Description of the task =>
In the data below, find each line containing the string "this" and return it.

Excerpted records =>

......

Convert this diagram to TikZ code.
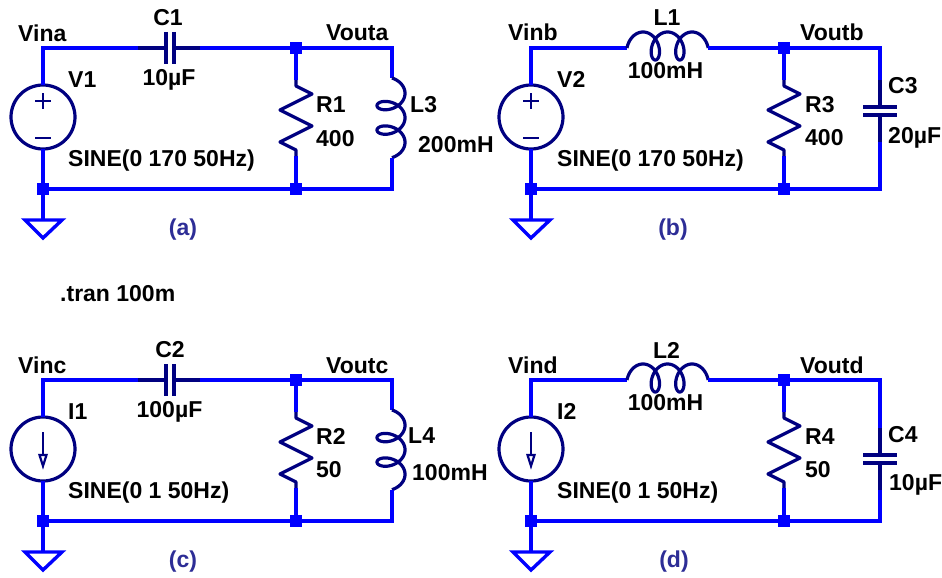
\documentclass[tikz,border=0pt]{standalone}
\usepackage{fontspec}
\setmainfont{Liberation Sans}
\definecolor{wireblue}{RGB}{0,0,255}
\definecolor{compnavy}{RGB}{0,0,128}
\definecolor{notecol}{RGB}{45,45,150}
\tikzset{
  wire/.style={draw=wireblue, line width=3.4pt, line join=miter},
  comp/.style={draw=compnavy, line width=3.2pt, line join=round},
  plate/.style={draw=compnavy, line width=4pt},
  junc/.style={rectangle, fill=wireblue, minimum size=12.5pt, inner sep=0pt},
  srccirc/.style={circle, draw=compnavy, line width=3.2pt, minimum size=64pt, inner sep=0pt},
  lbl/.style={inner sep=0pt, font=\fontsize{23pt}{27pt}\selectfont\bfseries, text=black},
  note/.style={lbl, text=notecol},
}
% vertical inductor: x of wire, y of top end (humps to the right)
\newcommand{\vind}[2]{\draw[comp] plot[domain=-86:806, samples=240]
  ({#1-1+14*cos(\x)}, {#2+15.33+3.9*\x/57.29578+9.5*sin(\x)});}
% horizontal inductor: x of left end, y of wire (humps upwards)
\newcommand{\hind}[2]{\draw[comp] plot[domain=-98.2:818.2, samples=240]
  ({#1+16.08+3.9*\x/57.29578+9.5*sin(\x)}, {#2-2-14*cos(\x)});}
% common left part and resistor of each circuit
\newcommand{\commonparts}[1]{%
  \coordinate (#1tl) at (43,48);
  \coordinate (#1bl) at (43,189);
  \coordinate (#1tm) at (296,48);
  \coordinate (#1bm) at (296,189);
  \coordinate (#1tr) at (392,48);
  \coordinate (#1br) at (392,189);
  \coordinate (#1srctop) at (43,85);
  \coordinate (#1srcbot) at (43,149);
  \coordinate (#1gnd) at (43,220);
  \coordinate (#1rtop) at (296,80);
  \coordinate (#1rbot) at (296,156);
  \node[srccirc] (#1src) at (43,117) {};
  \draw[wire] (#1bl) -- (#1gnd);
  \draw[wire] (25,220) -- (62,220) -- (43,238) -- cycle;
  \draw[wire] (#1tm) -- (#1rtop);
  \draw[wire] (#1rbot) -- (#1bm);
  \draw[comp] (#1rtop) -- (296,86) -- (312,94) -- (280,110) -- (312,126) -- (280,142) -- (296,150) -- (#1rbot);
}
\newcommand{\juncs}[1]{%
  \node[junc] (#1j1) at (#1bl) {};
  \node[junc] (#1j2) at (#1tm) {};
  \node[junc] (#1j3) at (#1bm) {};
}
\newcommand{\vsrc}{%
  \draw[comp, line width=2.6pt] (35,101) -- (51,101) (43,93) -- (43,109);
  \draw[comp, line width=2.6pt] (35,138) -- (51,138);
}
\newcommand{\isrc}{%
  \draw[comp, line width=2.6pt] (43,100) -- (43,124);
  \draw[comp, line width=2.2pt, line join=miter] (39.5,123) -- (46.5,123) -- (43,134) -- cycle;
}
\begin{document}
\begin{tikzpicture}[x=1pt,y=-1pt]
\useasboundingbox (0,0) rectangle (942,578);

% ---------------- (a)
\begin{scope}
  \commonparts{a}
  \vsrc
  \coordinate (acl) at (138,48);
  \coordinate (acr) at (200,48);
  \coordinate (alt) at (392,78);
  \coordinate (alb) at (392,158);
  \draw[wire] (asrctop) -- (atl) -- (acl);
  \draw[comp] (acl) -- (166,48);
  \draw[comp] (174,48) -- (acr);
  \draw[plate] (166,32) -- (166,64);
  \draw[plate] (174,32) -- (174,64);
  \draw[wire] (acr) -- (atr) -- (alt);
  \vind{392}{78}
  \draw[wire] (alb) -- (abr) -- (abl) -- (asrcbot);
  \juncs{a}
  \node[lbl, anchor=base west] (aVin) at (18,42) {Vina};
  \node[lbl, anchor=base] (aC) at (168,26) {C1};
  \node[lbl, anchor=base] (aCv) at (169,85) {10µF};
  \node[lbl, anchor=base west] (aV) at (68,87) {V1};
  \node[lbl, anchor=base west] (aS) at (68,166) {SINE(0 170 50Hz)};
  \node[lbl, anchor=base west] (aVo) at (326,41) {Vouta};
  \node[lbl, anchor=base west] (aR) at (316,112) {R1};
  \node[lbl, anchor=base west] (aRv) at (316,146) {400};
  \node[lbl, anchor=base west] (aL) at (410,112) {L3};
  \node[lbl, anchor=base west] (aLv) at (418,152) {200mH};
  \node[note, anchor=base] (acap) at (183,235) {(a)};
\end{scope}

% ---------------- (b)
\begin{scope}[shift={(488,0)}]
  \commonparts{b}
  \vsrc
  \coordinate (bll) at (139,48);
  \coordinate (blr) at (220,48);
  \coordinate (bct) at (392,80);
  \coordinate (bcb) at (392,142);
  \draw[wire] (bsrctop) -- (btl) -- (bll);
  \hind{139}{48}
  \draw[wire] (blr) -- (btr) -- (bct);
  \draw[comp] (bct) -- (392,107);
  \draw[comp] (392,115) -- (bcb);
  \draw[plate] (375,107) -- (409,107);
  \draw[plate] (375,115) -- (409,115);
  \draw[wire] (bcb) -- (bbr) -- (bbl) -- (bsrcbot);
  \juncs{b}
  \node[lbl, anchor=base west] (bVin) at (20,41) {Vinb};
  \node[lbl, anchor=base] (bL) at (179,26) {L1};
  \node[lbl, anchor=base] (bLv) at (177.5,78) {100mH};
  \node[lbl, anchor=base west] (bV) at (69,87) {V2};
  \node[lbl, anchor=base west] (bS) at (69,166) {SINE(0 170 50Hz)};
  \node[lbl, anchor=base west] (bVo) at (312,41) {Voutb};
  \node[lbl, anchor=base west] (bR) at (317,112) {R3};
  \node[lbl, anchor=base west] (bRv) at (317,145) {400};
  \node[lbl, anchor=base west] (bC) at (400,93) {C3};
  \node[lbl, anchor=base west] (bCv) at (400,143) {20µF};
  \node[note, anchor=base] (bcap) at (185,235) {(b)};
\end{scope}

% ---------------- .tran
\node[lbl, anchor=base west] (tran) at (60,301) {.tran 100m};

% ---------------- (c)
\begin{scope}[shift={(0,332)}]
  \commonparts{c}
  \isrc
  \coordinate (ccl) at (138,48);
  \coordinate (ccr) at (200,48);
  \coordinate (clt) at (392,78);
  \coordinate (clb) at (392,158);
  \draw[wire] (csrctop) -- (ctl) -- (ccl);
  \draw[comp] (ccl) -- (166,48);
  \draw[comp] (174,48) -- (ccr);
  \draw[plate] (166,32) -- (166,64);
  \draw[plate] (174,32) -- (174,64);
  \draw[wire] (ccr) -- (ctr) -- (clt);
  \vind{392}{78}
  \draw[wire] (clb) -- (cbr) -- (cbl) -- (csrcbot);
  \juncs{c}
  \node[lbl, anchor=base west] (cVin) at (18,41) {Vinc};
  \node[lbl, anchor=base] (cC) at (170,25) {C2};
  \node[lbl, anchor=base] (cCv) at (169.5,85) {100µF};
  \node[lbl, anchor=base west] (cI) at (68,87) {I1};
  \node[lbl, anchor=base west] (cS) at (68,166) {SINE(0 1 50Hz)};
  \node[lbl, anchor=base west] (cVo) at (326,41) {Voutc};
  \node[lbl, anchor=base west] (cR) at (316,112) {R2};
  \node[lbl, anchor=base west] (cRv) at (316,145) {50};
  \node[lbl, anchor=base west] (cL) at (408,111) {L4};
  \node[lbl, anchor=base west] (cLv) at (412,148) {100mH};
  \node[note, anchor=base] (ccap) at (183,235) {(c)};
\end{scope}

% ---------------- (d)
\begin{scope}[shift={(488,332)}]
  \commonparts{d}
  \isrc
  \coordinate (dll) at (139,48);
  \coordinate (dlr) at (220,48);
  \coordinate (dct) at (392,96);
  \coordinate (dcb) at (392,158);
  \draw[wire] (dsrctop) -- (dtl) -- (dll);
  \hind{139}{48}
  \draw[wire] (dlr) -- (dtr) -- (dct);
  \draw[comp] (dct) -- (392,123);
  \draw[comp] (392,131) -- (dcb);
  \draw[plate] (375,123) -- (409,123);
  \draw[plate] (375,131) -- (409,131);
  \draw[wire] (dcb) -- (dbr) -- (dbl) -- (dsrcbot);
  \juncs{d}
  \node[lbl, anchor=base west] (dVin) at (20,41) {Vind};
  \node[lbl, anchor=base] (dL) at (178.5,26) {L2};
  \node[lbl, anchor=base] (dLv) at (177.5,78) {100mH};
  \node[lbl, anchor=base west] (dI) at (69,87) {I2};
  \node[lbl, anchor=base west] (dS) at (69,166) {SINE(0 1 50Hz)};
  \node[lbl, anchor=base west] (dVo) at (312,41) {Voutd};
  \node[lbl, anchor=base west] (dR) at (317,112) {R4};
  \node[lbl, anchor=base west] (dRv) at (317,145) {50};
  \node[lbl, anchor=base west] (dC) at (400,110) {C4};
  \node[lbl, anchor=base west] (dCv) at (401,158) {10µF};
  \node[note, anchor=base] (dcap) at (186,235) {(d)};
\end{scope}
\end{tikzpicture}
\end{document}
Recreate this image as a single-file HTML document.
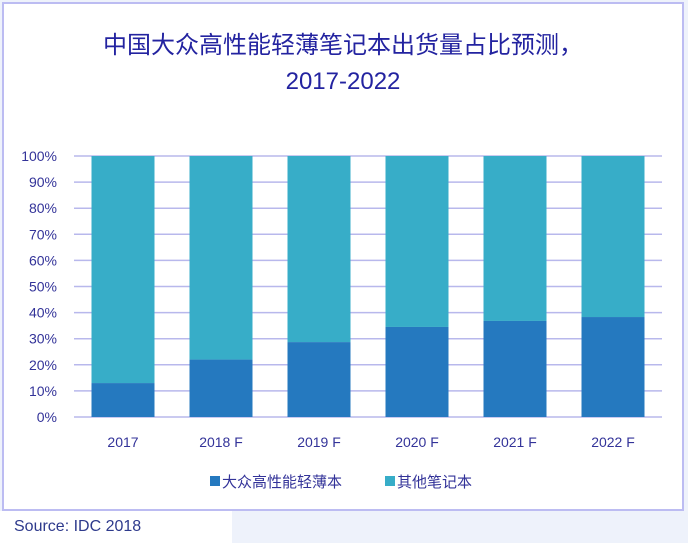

......

Solved exercise =>
Convert this diagram to TikZ code.
Recreate this image as a single-file HTML document.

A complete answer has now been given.